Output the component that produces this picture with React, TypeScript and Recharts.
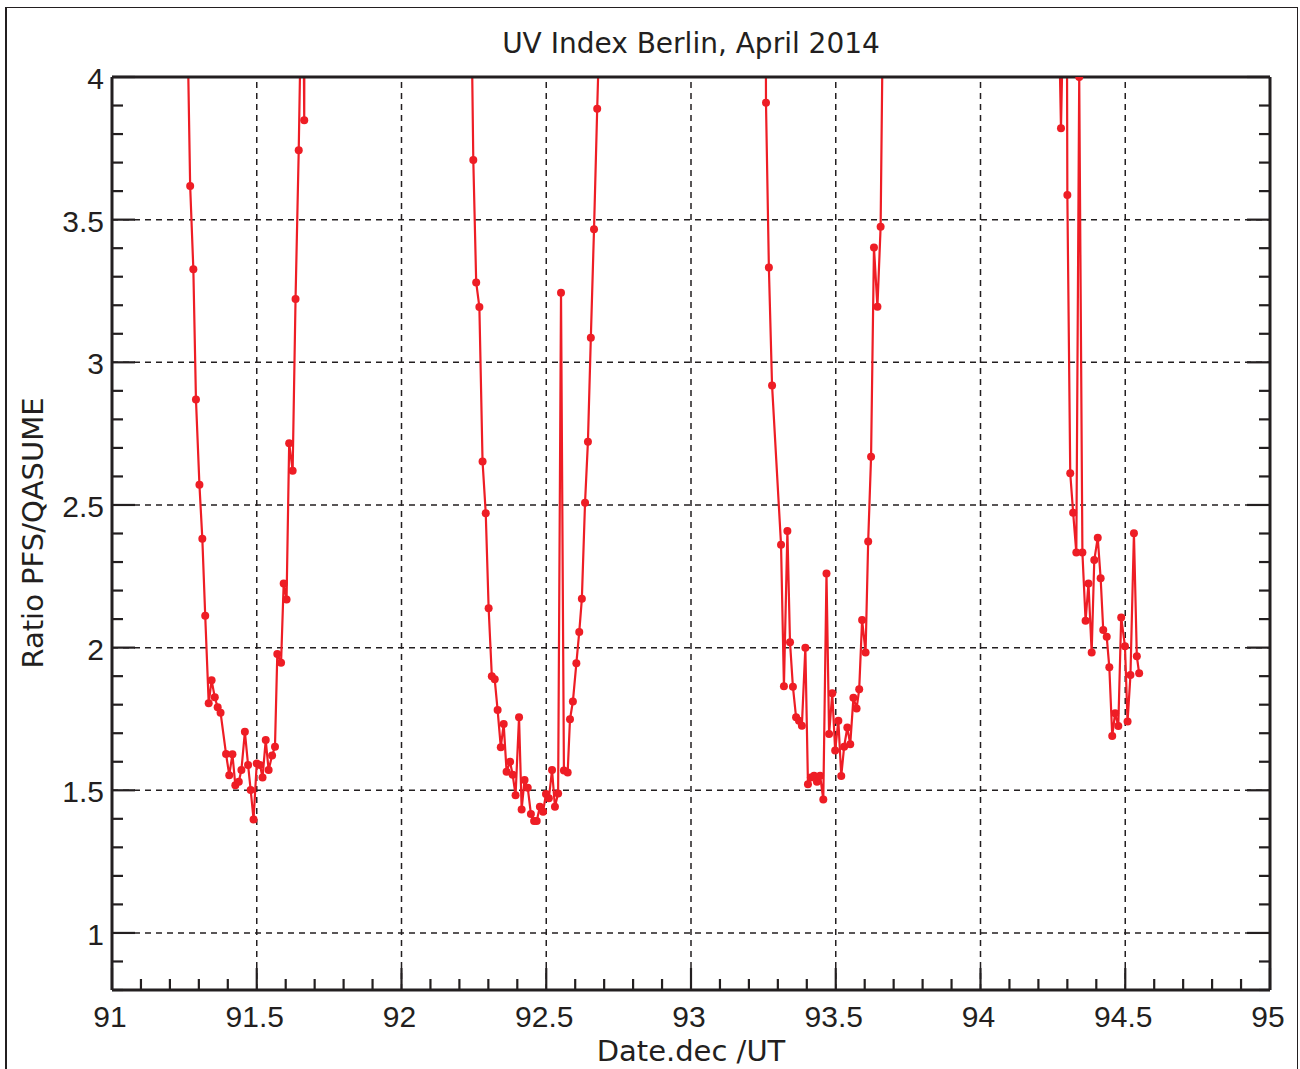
import { LineChart, Line, XAxis, YAxis, ReferenceLine } from "recharts";

// ratio PFS/QASUME vs decimal day, one array per day (values above 4 run off the top)
const day91: [number, number][] = [
  [91.247, 5.0], [91.27, 3.618], [91.281, 3.326], [91.29, 2.87], [91.302, 2.571],
  [91.312, 2.382], [91.322, 2.112], [91.334, 1.805], [91.344, 1.886], [91.355, 1.826],
  [91.365, 1.791], [91.375, 1.772], [91.394, 1.627], [91.405, 1.553], [91.416, 1.626],
  [91.426, 1.518], [91.438, 1.53], [91.447, 1.571], [91.459, 1.705], [91.47, 1.589],
  [91.479, 1.501], [91.489, 1.398], [91.5, 1.594], [91.511, 1.589], [91.52, 1.545],
  [91.531, 1.676], [91.541, 1.571], [91.553, 1.622], [91.563, 1.653], [91.571, 1.978],
  [91.584, 1.947], [91.593, 2.225], [91.603, 2.169], [91.612, 2.716], [91.624, 2.62],
  [91.634, 3.222], [91.645, 3.743], [91.659, 4.6], [91.664, 3.848], [91.666, 5.0],
];

const day92: [number, number][] = [
  [92.232, 5.0], [92.248, 3.709], [92.258, 3.28], [92.269, 3.194], [92.28, 2.652],
  [92.291, 2.471], [92.301, 2.138], [92.312, 1.9], [92.322, 1.889], [92.332, 1.781],
  [92.343, 1.651], [92.353, 1.732], [92.363, 1.565], [92.375, 1.6], [92.384, 1.554],
  [92.394, 1.483], [92.406, 1.756], [92.415, 1.433], [92.425, 1.536], [92.436, 1.509],
  [92.447, 1.417], [92.458, 1.392], [92.467, 1.392], [92.478, 1.442], [92.489, 1.425],
  [92.499, 1.487], [92.509, 1.472], [92.52, 1.571], [92.53, 1.442], [92.541, 1.489],
  [92.551, 3.244], [92.561, 1.569], [92.574, 1.562], [92.582, 1.749], [92.592, 1.811],
  [92.604, 1.945], [92.614, 2.055], [92.623, 2.171], [92.634, 2.508], [92.644, 2.722],
  [92.654, 3.086], [92.665, 3.466], [92.676, 3.889], [92.693, 4.5],
];

const day93: [number, number][] = [
  [93.257, 5.0], [93.259, 3.91], [93.269, 3.332], [93.28, 2.919], [93.311, 2.361],
  [93.321, 1.865], [93.333, 2.409], [93.342, 2.019], [93.352, 1.863], [93.363, 1.756],
  [93.373, 1.744], [93.383, 1.726], [93.395, 2.0], [93.404, 1.521], [93.414, 1.545],
  [93.425, 1.551], [93.435, 1.53], [93.446, 1.551], [93.457, 1.468], [93.468, 2.26],
  [93.477, 1.697], [93.488, 1.84], [93.498, 1.639], [93.509, 1.744], [93.519, 1.55],
  [93.529, 1.653], [93.54, 1.72], [93.55, 1.661], [93.561, 1.824], [93.572, 1.787],
  [93.581, 1.854], [93.591, 2.097], [93.603, 1.983], [93.612, 2.372], [93.622, 2.669],
  [93.632, 3.402], [93.644, 3.195], [93.655, 3.475], [93.671, 5.0],
];

const day94: [number, number][] = [
  [94.256, 5.0], [94.278, 3.82], [94.297, 4.8], [94.3, 3.586], [94.31, 2.611],
  [94.32, 2.473], [94.331, 2.333], [94.341, 4.0], [94.352, 2.333], [94.363, 2.094],
  [94.373, 2.225], [94.384, 1.983], [94.393, 2.307], [94.405, 2.385], [94.415, 2.243],
  [94.424, 2.062], [94.436, 2.038], [94.445, 1.931], [94.455, 1.69], [94.465, 1.77],
  [94.476, 1.725], [94.486, 2.106], [94.499, 2.005], [94.508, 1.741], [94.518, 1.904],
  [94.53, 2.401], [94.54, 1.97], [94.548, 1.91],
];

const days = [day91, day92, day93, day94];

// major tick labels / grid positions
const xMajor = [91, 91.5, 92, 92.5, 93, 93.5, 94, 94.5, 95];
const yMajor = [1, 1.5, 2, 2.5, 3, 3.5, 4];
// minor ticks every 0.1
const xTicks = Array.from({ length: 41 }, (_, i) => (910 + i) / 10);
const yTicks = Array.from({ length: 33 }, (_, i) => (8 + i) / 10);

const RED = "#ee1d25";
const INK = "#231f20";
const TICK_FONT = "'Liberation Sans', Arial, sans-serif";
const LABEL_FONT = "'DejaVu Sans', sans-serif";

const isMajor = (v: number) => Math.abs(v * 2 - Math.round(v * 2)) < 1e-6;
const fmt = (v: number) => String(Math.round(v * 10) / 10);

// plot box
const PL = 112;
const PR = 1270;
const PT = 77;
const PB = 990;

const BottomTick = ({ x, payload }: any) => {
  const major = isMajor(payload.value);
  return (
    <g>
      <line x1={x} x2={x} y1={PB} y2={PB - (major ? 22 : 11)} stroke={INK} strokeWidth={2.2} />
      {major && (
        <text x={x - 2} y={PB + 37} textAnchor="middle" fontSize={30} fontFamily={TICK_FONT} fill={INK}>
          {fmt(payload.value)}
        </text>
      )}
    </g>
  );
};

const TopTick = ({ x, payload }: any) => {
  const major = isMajor(payload.value);
  return <line x1={x} x2={x} y1={PT} y2={PT + (major ? 22 : 11)} stroke={INK} strokeWidth={2.2} />;
};

const LeftTick = ({ y, payload }: any) => {
  const major = isMajor(payload.value);
  return (
    <g>
      <line x1={PL} x2={PL + (major ? 23 : 11)} y1={y} y2={y} stroke={INK} strokeWidth={2.2} />
      {major && payload.value >= 1 && (
        <text x={PL - 8} y={y + 12} textAnchor="end" fontSize={30} fontFamily={TICK_FONT} fill={INK}>
          {fmt(payload.value)}
        </text>
      )}
    </g>
  );
};

const RightTick = ({ y, payload }: any) => {
  const major = isMajor(payload.value);
  return <line x1={PR} x2={PR - (major ? 23 : 11)} y1={y} y2={y} stroke={INK} strokeWidth={2.2} />;
};

const W = 1300;
const H = 1069;

export default function App() {
  return (
    <div style={{ position: "absolute", left: 0, top: 0, width: W, height: H, overflow: "hidden", background: "#fff" }}>
      <div
        style={{
          position: "absolute",
          left: 5,
          top: 7,
          width: 1290,
          height: 1120,
          borderLeft: `2px solid ${INK}`,
          borderTop: `1.5px solid ${INK}`,
          borderRight: `1.5px solid ${INK}`,
        }}
      />
      <div style={{ position: "absolute", left: 0, top: 0 }}>
        <LineChart width={W} height={H} margin={{ top: PT - 20, right: W - PR - 20, bottom: H - PB - 20, left: PL - 20 }}>
          <XAxis
            dataKey="x"
            type="number"
            domain={[91, 95]}
            ticks={xTicks}
            interval={0}
            height={20}
            tickLine={false}
            tick={<BottomTick />}
            axisLine={{ stroke: INK, strokeWidth: 3 }}
          />
          <XAxis
            xAxisId="top"
            orientation="top"
            dataKey="x"
            type="number"
            domain={[91, 95]}
            ticks={xTicks}
            interval={0}
            height={20}
            tickLine={false}
            tick={<TopTick />}
            axisLine={{ stroke: INK, strokeWidth: 3 }}
          />
          <YAxis
            type="number"
            domain={[0.8, 4]}
            allowDataOverflow
            ticks={yTicks}
            interval={0}
            width={20}
            tickLine={false}
            tick={<LeftTick />}
            axisLine={{ stroke: INK, strokeWidth: 3 }}
          />
          <YAxis
            yAxisId="right"
            orientation="right"
            type="number"
            domain={[0.8, 4]}
            allowDataOverflow
            ticks={yTicks}
            interval={0}
            width={20}
            tickLine={false}
            tick={<RightTick />}
            axisLine={{ stroke: INK, strokeWidth: 3 }}
          />
          {xMajor.slice(1, -1).map((v) => (
            <ReferenceLine key={`gx${v}`} x={v} stroke={INK} strokeWidth={1.5} strokeDasharray="6 5" />
          ))}
          {yMajor.slice(0, -1).map((v) => (
            <ReferenceLine key={`gy${v}`} y={v} stroke={INK} strokeWidth={1.5} strokeDasharray="6 5" />
          ))}
          {days.map((d, i) => (
            <Line
              key={i}
              data={d.map(([x, y]) => ({ x, y }))}
              dataKey="y"
              type="linear"
              stroke={RED}
              strokeWidth={2.2}
              dot={{ r: 4, fill: RED, stroke: RED, strokeWidth: 0 }}
              activeDot={false}
              isAnimationActive={false}
            />
          ))}
        </LineChart>
      </div>
      <svg width={W} height={H} style={{ position: "absolute", left: 0, top: 0, pointerEvents: "none" }}>
        <text x={691} y={53} textAnchor="middle" fontSize={28} fontFamily={LABEL_FONT} fill={INK}>
          UV Index Berlin, April 2014
        </text>
        <text x={691} y={1061} textAnchor="middle" fontSize={29} fontFamily={LABEL_FONT} fill={INK}>
          Date.dec /UT
        </text>
        <text
          x={0}
          y={0}
          transform="translate(43 533) rotate(-90)"
          textAnchor="middle"
          fontSize={29}
          fontFamily={LABEL_FONT}
          fill={INK}
        >
          Ratio PFS/QASUME
        </text>
      </svg>
    </div>
  );
}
■ ■ ■ ■
**REQUIRED WORK:**
Repeat only what lies between the start of the data and the end of the line containing "XAxis, YAxis, ReferenceLine", exactly, with pictures left out.

**RESULT FOR THIS TASK:**
Output the component that produces this picture with React, TypeScript and Recharts.
import { LineChart, Line, XAxis, YAxis, ReferenceLine } from "recharts";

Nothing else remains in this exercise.